What are your greatest fears as entrepreneurs, and how do you manage them?

Starting a VC firm is very much like having a startup. You have to be part entrepreneur, part fund manager, and part salesperson. Our biggest fear, as with most early-stage entrepreneurs, is not making things that are perfect. One of the things we learned early on as startup founders is that nothing will ever be perfect; and the fear of perfection can limit you from getting out there and telling everyone about what you’re working on. As VCs we have to push both ourselves and the entrepreneurs we invest in to get out there, talk about their wins and losses, as well as get feedback from customers. Only then can you conquer that fear and grow.

Do you believe there’s a formula to becoming a successful entrepreneur? If so, what is it?

Being a successful entrepreneur is a mix of hard work, good timing, and luck. While there isn’t a perfect formula you have to be aware of market timing, finding a solution to a problem that exists, and finding someone to pay you for that solution. You also have to know when it’s time to start that company or great idea, when it’s time to leave your day job to take that risk, and also when it’s time for you to call it quits. This is why with Mendoza Ventures we believe that money is important, but our hands-on approach to advice and mentoring these entrepreneurs is just as important. 

What questions should would-be entrepreneurs ask themselves before starting a new venture and why?

First question. Am I comfortable with risk? Starting a company will require risking capital, life cycle, and reputation; but with great risk can come great reward. The entrepreneur’s journey can be a long windy road with starts and stops and you have to make sure you are ready for that risk in that journey.

Second question. What are my blindsides? No one is perfect and has all the answers. The best thing to do as an entrepreneur is to figure out what you do best and what you don’t do best.
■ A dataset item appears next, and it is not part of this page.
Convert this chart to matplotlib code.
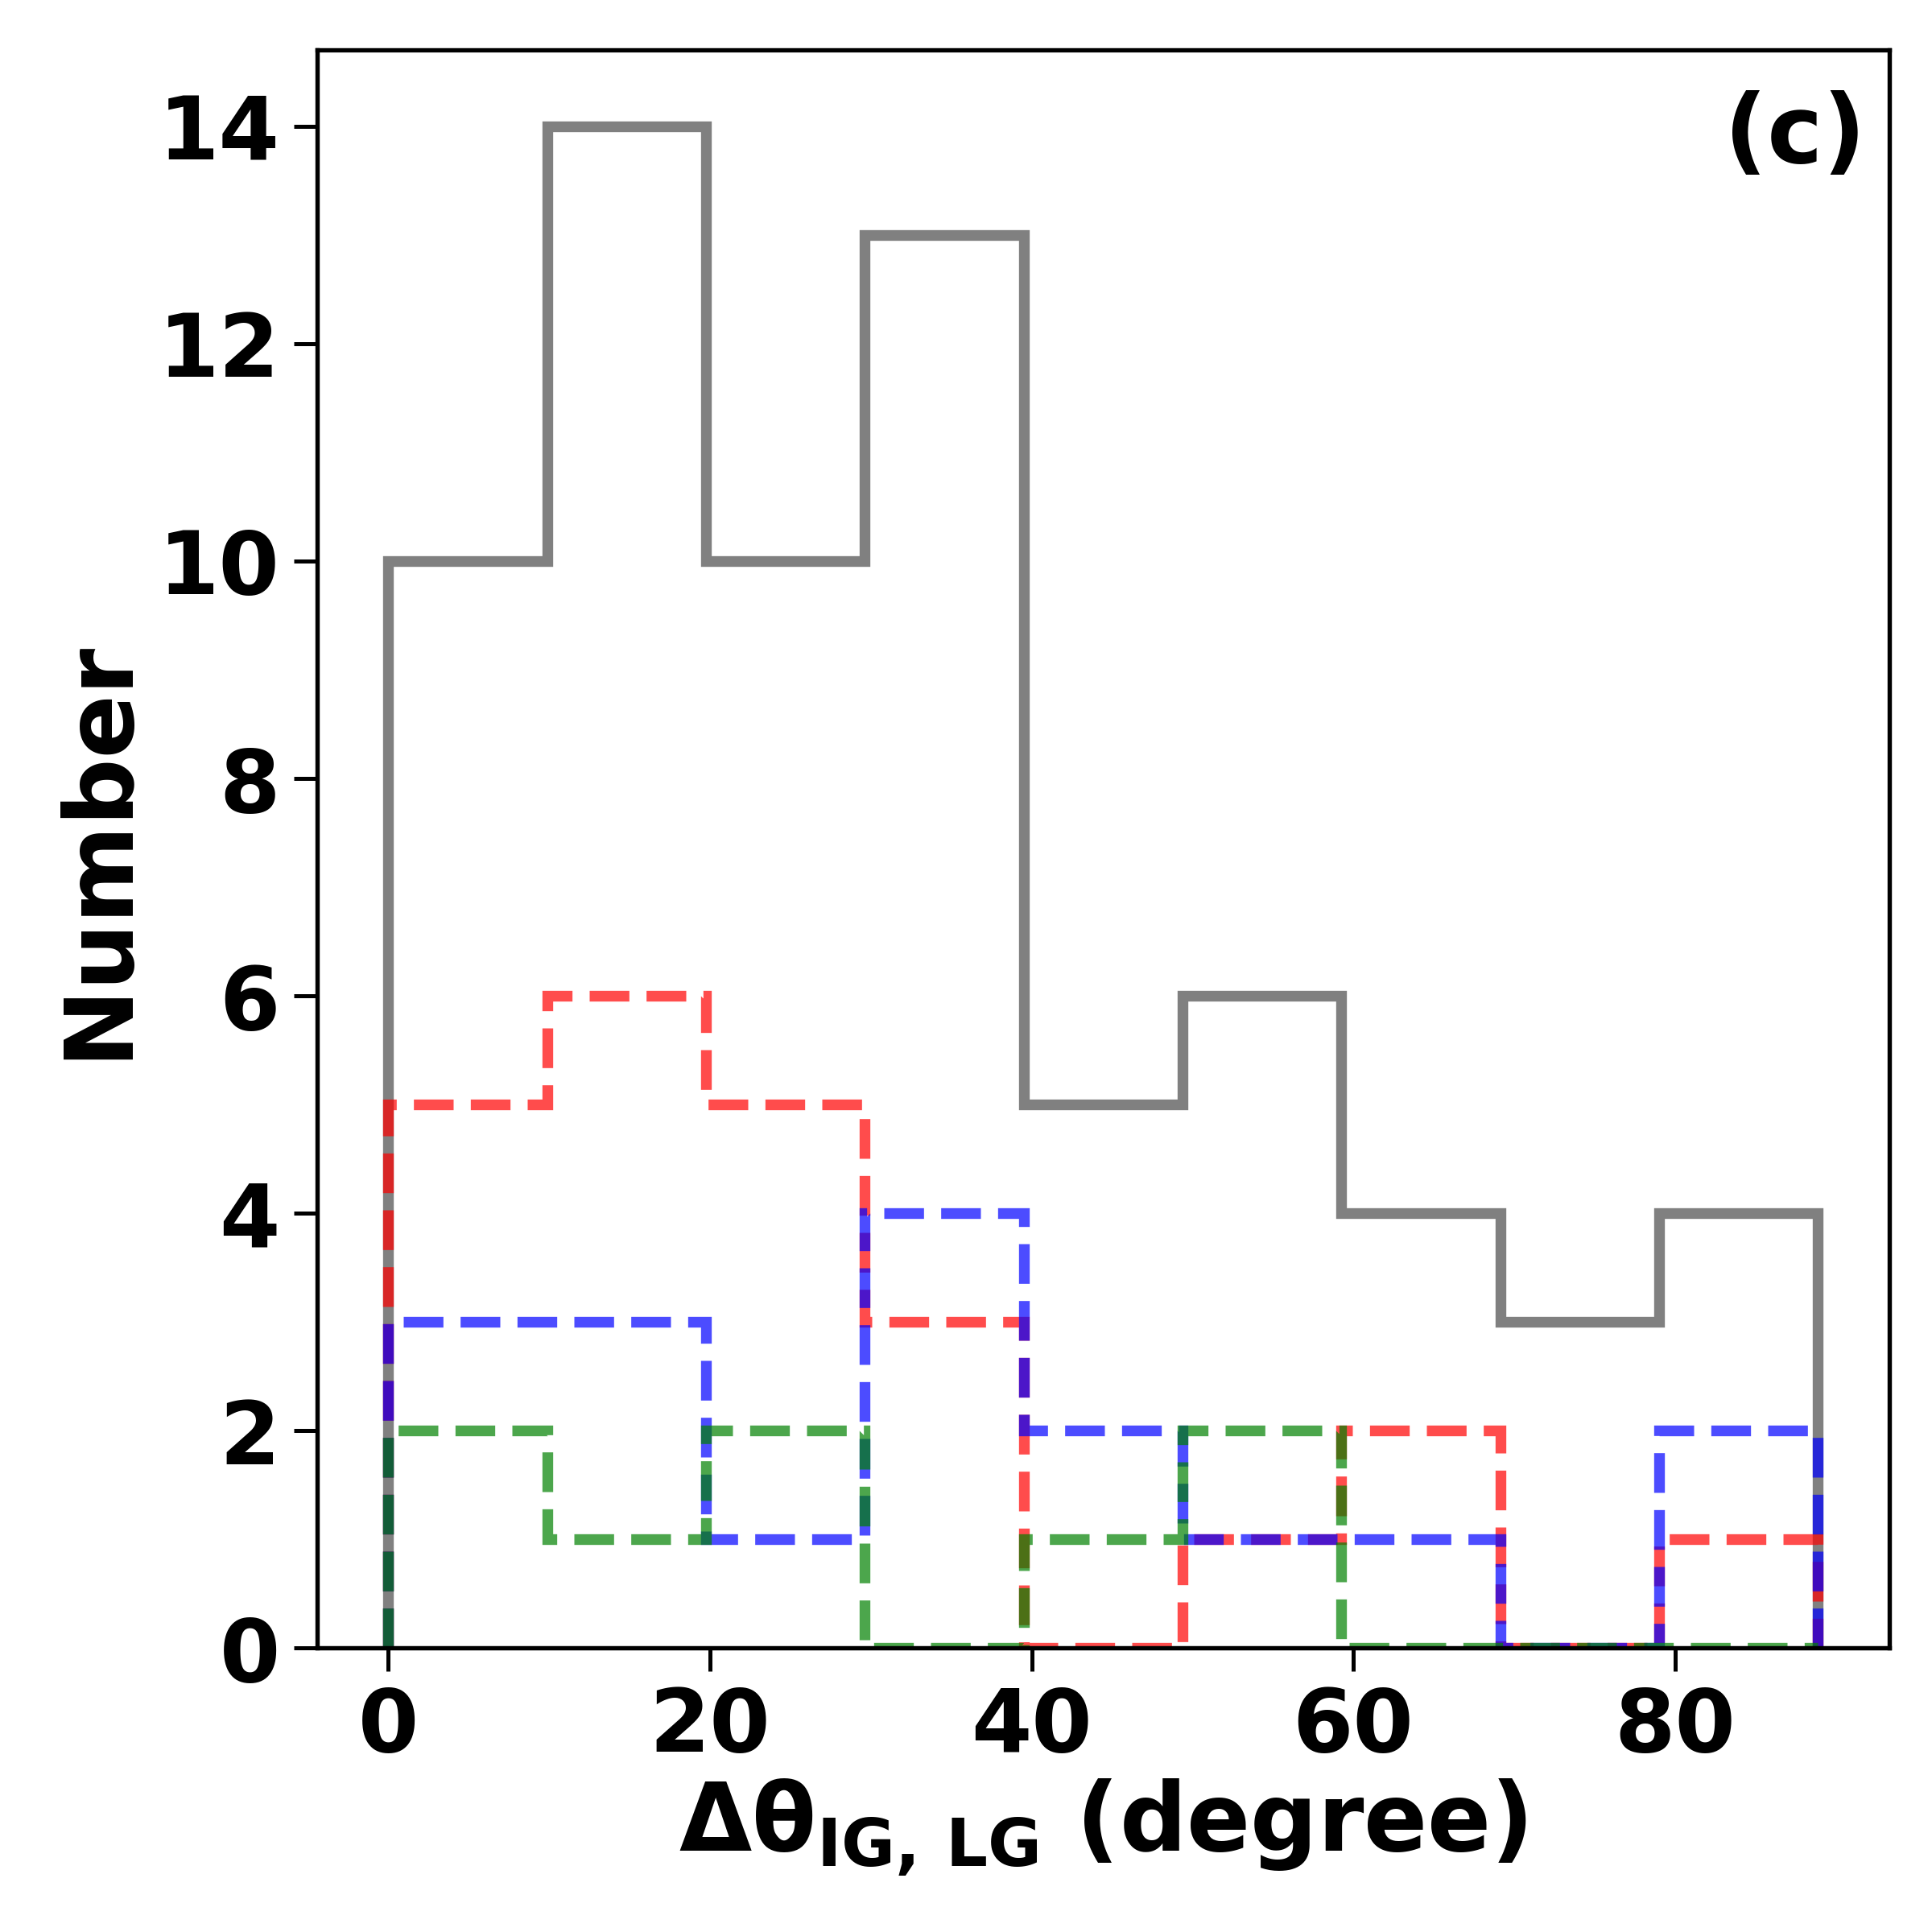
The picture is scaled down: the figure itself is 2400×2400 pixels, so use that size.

By knowing what your blind spots are early you can then build a team of advisors, mentors, and co-founders that can help fill in the gaps of experience that you may be missing.

What advice do you have for entrepreneurs who think they need outside funding?

We always give the advice to entrepreneurs that they need to go as far as they can before they get outside funding. The more customers, market share, and revenue you can get for your company, the better terms you can get when raising that first dollar from VC’s or angel investors. 

The other piece of advice is to surround themselves with a great group of advisors and investors that provide the most amount of value and much-needed mentoring and advice. Make sure that those people are there to fill in the gaps and knowledge that you need along your journey.

What advice would you give entrepreneurs preparing to pitch a potential investor?

In VC we have a saying “Ask for money, you get advice; Ask for advice, you get money.” Having been entrepreneurs who raised VC money, and who are now sitting on the other side of the table, that saying is true. The best advice is to be strategic about your fundraise. The more homework you do on who the right investor is and what they are investing in will pay off. Most entrepreneurs think that it’s a numbers game and they have to pitch everyone. In reality, it’s about finding the right partner who can give advice as well as capital and that is a right fit for you and your company.

Is there anything else you’d like to share?

We are very proud of the organic diversity of our portfolio. As a woman and LatinX-owned firm, entrepreneurs have approached us because they are looking for something beyond the traditional venture capital.